Given instruction
From the first line of the entries below through the line bearing "var W = 1393, H = 484;", write out each line exactly. Omit pictures.

Input records
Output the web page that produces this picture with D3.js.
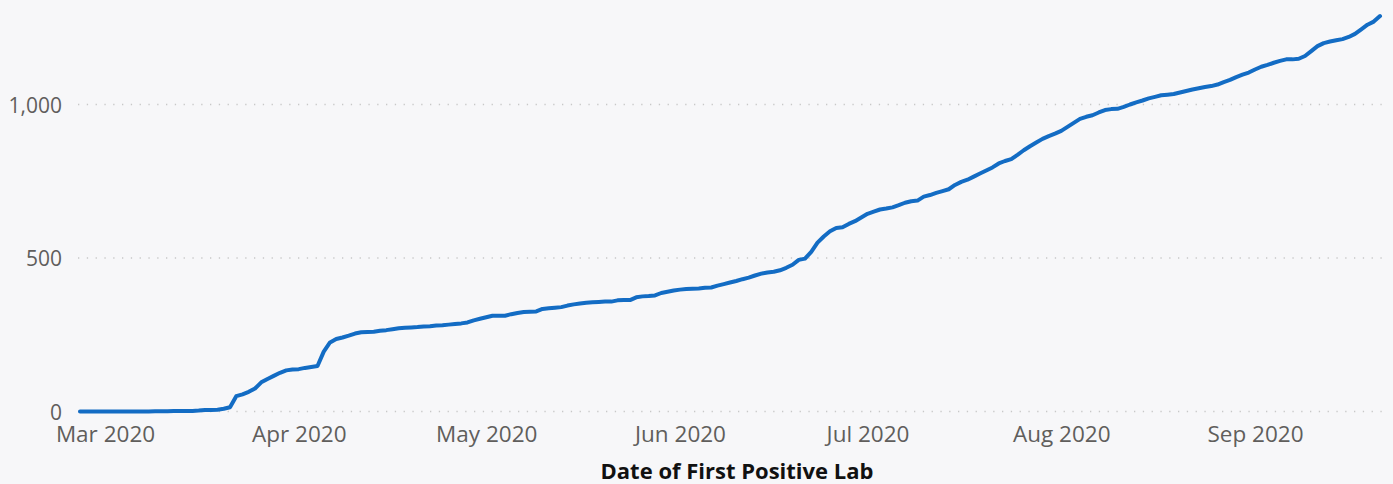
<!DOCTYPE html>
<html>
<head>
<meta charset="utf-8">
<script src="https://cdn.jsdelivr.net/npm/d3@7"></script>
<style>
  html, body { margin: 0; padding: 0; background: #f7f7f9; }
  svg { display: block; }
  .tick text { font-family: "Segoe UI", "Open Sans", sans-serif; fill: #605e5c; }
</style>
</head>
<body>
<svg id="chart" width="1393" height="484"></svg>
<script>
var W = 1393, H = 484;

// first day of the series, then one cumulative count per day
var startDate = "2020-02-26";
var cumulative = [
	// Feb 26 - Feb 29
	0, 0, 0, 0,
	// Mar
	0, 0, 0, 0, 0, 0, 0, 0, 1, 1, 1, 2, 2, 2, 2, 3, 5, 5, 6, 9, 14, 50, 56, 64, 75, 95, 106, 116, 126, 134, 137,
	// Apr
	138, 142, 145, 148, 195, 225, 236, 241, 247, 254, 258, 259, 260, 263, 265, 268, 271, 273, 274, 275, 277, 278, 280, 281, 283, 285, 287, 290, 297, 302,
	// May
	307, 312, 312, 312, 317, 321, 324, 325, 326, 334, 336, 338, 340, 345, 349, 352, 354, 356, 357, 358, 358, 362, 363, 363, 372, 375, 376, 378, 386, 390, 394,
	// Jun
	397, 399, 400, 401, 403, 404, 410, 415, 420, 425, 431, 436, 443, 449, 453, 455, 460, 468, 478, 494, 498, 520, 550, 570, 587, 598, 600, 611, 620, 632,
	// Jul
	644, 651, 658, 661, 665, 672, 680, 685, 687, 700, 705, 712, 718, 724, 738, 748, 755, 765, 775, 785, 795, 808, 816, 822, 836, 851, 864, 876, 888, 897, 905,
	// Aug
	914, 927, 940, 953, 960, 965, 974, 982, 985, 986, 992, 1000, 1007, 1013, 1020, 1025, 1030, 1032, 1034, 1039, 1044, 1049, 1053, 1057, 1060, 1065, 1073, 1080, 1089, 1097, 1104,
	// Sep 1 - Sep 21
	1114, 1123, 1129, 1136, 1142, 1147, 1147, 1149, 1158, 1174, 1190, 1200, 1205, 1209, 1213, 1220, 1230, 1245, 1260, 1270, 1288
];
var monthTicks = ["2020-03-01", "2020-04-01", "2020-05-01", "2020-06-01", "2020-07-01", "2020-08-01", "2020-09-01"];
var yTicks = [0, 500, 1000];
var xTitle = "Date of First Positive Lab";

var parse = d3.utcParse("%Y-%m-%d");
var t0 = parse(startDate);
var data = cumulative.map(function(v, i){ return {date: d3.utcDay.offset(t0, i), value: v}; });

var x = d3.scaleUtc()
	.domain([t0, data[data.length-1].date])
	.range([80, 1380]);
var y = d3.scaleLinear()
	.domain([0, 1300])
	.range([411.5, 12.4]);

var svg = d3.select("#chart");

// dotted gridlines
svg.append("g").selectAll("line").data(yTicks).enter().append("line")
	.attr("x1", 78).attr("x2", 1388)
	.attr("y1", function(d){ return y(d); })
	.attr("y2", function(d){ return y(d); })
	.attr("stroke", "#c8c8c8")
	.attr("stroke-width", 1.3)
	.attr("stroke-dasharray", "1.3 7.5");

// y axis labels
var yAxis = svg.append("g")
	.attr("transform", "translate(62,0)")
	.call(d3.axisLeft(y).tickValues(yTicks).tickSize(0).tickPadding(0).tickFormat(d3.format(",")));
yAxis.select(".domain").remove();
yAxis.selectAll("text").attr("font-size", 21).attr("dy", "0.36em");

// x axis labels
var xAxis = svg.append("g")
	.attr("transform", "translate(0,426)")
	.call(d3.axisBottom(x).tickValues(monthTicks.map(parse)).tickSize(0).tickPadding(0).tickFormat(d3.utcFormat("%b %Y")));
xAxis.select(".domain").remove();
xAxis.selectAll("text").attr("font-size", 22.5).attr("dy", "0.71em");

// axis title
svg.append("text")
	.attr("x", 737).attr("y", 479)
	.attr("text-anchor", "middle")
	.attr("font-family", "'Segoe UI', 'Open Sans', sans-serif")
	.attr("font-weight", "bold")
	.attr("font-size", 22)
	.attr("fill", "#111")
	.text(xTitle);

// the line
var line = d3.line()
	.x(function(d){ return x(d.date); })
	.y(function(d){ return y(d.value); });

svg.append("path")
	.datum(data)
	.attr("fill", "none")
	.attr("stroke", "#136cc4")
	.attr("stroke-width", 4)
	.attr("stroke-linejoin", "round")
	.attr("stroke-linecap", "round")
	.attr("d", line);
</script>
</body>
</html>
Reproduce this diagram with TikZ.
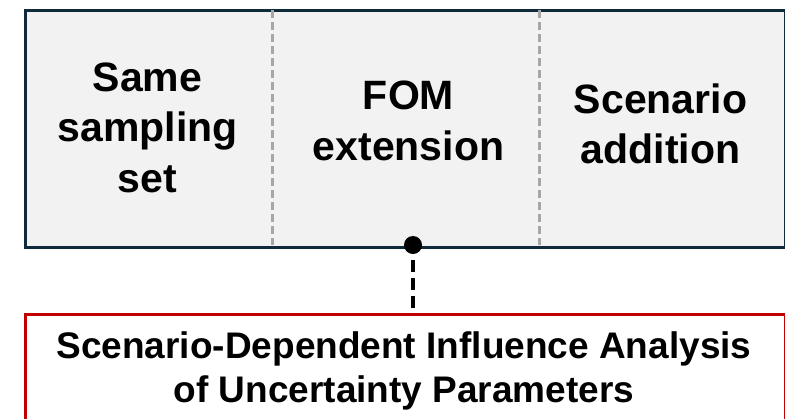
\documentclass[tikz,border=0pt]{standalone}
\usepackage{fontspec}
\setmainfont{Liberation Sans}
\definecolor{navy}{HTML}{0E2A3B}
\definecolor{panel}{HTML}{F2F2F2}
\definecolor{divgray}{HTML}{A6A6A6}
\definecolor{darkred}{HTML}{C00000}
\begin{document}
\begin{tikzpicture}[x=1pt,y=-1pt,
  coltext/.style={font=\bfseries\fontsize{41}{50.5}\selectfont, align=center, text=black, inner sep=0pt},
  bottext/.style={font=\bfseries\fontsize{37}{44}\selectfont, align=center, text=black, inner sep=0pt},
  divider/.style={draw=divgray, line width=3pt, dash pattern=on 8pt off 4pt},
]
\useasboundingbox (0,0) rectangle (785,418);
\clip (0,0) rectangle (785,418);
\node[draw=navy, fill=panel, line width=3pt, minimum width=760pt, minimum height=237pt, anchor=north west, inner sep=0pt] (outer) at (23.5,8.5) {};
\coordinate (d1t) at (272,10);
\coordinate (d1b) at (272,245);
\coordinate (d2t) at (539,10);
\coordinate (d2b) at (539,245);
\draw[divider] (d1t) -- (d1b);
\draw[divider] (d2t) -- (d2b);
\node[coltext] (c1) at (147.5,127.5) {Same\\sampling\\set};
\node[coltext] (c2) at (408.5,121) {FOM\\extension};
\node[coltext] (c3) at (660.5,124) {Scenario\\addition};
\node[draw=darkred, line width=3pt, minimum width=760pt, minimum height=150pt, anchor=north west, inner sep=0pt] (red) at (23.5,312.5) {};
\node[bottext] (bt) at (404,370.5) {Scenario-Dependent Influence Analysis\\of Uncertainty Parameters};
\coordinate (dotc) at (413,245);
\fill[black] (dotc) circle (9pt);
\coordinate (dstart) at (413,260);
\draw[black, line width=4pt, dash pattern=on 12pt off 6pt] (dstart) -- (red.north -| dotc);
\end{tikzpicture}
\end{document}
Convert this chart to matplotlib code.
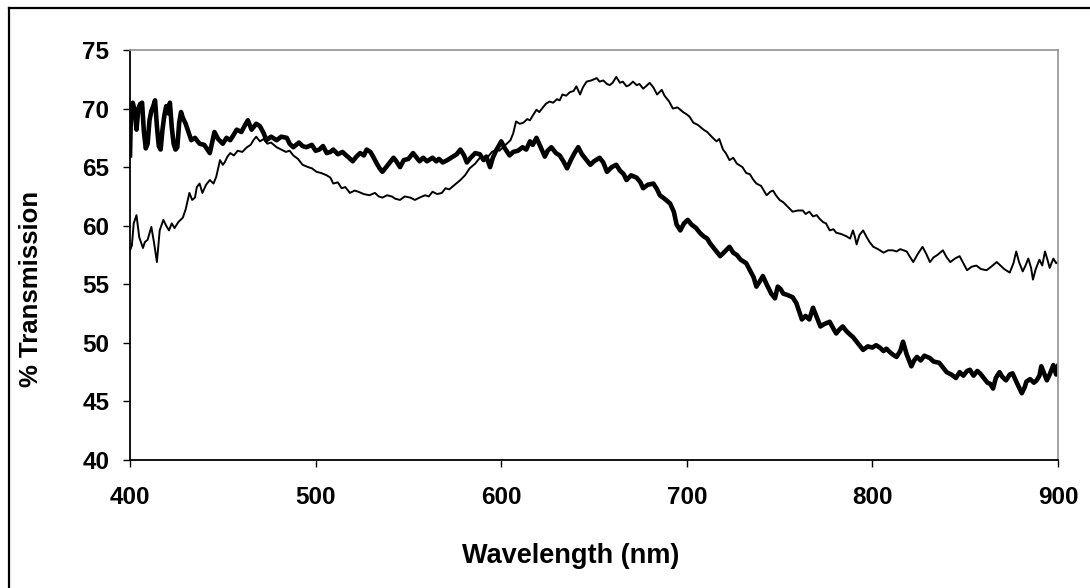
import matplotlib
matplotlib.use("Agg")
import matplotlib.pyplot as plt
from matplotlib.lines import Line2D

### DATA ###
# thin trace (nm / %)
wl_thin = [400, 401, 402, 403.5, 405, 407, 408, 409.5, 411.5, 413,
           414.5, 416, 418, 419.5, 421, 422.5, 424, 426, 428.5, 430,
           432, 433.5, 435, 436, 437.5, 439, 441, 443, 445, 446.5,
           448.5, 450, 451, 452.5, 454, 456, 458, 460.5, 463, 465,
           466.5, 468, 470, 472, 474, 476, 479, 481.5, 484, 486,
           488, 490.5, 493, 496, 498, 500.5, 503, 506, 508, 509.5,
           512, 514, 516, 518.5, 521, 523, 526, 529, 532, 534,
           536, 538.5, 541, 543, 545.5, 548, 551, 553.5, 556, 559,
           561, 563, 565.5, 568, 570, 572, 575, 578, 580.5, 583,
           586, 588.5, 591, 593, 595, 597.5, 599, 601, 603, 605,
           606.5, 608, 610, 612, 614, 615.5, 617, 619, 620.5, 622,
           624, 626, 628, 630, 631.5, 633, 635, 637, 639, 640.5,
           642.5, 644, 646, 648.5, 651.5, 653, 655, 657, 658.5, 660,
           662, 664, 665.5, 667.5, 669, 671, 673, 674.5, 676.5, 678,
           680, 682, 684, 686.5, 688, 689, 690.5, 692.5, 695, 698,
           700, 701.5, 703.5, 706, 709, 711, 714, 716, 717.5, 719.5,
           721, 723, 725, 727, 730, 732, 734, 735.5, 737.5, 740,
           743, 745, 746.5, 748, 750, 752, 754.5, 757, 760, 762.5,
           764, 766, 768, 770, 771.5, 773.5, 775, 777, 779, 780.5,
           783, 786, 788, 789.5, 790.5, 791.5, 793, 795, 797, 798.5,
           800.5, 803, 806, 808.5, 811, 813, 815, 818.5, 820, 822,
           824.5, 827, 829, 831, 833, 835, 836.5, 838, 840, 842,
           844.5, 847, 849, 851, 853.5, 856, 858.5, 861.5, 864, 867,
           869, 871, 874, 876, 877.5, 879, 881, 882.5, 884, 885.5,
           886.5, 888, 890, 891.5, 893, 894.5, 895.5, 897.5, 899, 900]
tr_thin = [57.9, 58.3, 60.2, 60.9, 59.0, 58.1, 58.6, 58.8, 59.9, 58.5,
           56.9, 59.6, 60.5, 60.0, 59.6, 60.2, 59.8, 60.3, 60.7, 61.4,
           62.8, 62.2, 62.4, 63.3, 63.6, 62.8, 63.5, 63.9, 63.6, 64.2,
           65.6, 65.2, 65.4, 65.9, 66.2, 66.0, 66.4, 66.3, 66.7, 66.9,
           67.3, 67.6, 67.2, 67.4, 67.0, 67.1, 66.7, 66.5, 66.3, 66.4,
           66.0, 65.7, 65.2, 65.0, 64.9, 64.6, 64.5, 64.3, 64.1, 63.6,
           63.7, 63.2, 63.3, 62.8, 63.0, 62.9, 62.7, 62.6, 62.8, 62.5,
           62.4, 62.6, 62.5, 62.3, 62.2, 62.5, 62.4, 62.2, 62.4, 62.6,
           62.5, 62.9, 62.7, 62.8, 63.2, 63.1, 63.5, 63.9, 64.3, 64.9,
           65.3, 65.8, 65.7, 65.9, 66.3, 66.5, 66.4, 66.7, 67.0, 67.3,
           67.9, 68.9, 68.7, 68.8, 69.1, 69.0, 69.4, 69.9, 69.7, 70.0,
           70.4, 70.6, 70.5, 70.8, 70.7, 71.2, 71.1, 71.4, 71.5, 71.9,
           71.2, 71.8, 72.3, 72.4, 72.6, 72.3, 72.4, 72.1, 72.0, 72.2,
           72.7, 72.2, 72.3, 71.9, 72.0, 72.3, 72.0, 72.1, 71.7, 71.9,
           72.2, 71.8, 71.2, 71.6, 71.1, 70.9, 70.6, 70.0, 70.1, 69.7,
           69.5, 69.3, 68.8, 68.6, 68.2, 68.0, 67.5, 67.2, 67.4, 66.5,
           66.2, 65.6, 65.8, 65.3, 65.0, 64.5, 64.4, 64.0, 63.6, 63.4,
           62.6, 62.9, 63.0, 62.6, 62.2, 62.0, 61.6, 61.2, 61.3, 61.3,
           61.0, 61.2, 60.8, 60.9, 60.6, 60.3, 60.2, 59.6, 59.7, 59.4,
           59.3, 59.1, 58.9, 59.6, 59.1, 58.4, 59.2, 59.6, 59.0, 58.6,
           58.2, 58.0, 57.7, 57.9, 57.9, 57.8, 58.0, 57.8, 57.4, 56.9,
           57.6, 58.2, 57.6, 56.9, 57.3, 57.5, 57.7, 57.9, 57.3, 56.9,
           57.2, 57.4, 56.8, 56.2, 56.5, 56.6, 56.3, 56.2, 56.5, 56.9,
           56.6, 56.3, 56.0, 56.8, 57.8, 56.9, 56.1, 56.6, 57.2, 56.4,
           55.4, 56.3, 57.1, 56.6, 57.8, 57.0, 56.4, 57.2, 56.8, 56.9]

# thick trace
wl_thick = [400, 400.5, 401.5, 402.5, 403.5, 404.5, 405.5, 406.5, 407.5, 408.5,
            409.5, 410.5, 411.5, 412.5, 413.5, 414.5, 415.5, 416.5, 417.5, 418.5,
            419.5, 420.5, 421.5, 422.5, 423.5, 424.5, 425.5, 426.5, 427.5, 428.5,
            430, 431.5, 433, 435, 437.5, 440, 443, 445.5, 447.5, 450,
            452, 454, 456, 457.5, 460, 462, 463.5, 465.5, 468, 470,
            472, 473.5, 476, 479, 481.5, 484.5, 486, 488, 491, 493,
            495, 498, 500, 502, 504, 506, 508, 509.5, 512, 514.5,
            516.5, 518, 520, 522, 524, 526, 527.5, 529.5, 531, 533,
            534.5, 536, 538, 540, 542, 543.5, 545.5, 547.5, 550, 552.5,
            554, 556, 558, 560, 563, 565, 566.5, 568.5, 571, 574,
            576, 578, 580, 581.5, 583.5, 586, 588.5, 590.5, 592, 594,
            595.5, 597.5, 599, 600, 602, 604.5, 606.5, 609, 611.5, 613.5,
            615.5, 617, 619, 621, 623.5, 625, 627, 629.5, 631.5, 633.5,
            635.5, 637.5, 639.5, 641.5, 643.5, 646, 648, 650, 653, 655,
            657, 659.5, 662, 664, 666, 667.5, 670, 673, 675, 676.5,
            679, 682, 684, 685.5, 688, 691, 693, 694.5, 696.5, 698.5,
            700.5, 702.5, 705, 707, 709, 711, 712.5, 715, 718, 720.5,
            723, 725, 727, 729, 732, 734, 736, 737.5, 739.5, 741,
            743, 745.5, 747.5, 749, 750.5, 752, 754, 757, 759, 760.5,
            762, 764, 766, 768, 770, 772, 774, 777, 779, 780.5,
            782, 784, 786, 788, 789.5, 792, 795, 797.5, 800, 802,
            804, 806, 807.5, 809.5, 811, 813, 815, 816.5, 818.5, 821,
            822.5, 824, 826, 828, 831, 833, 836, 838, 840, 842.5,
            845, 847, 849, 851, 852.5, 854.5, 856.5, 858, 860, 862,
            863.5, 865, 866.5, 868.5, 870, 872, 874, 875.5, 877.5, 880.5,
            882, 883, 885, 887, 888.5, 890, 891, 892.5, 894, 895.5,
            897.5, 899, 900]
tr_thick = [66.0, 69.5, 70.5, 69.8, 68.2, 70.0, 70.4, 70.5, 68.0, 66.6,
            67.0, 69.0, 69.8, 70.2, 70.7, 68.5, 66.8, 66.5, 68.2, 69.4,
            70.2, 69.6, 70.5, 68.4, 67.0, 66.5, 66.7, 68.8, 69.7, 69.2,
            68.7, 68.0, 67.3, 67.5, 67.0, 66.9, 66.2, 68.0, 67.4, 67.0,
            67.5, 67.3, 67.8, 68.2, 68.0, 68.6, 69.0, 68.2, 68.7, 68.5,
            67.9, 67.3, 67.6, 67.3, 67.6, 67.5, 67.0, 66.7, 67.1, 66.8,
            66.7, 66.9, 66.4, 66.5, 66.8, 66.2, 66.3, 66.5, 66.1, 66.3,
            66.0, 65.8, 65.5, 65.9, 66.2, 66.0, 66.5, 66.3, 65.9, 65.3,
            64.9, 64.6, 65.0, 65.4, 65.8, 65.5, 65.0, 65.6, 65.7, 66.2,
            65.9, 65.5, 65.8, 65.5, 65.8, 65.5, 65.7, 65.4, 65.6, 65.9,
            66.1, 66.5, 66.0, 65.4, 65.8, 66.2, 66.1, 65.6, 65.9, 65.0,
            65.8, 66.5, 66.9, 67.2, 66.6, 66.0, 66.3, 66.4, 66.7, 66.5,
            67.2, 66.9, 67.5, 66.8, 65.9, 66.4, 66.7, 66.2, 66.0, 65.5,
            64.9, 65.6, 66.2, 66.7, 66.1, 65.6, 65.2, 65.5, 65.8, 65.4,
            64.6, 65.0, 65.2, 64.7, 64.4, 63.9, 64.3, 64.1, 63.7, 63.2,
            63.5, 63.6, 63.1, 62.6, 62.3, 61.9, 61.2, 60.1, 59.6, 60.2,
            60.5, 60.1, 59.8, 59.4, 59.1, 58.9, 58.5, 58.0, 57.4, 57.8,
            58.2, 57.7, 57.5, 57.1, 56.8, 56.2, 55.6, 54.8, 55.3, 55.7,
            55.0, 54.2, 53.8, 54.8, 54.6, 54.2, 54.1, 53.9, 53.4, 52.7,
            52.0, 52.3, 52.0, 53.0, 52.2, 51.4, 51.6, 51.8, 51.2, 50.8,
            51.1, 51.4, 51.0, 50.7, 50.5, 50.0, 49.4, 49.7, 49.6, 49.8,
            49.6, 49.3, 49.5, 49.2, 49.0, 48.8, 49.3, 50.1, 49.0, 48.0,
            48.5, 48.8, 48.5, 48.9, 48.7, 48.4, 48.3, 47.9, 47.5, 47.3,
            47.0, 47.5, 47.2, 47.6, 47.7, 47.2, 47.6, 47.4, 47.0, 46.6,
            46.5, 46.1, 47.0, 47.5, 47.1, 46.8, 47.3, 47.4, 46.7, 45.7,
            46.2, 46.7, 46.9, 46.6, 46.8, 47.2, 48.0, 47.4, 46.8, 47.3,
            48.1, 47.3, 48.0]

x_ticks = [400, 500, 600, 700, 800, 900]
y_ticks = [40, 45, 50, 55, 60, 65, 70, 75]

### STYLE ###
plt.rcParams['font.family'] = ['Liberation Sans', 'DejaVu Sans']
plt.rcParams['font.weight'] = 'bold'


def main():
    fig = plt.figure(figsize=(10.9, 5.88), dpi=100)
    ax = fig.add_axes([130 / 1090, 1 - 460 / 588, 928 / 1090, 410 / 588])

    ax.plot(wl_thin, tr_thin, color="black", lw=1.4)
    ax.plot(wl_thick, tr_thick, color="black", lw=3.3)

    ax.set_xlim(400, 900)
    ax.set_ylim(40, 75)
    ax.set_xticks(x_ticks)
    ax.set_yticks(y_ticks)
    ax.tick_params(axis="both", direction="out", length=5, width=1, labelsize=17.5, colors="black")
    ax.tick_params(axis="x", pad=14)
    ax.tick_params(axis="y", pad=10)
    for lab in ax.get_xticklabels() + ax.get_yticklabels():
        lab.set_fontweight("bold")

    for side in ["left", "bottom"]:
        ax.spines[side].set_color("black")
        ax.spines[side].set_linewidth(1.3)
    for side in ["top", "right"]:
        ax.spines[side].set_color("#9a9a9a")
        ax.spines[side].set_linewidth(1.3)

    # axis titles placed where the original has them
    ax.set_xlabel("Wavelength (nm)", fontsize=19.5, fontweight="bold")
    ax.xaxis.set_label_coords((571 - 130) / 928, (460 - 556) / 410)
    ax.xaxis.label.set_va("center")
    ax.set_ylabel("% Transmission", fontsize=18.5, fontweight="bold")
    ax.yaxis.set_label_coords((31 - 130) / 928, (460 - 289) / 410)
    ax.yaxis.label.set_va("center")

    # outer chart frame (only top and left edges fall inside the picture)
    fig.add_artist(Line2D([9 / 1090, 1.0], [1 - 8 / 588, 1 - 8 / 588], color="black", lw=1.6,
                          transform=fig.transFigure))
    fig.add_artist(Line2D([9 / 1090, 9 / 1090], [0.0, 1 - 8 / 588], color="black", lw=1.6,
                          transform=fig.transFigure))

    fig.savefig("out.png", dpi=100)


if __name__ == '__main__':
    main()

Reply
Output the web page that produces this picture with D3.js.
<!DOCTYPE html>
<html>
<head>
<meta charset="utf-8">
<script src="https://cdn.jsdelivr.net/npm/d3@7"></script>
<style>
  html, body { margin: 0; padding: 0; background: #f7f7f9; }
  svg { display: block; }
  .tick text { font-family: "Segoe UI", "Open Sans", sans-serif; fill: #605e5c; }
</style>
</head>
<body>
<svg id="chart" width="1393" height="484"></svg>
<script>
var W = 1393, H = 484;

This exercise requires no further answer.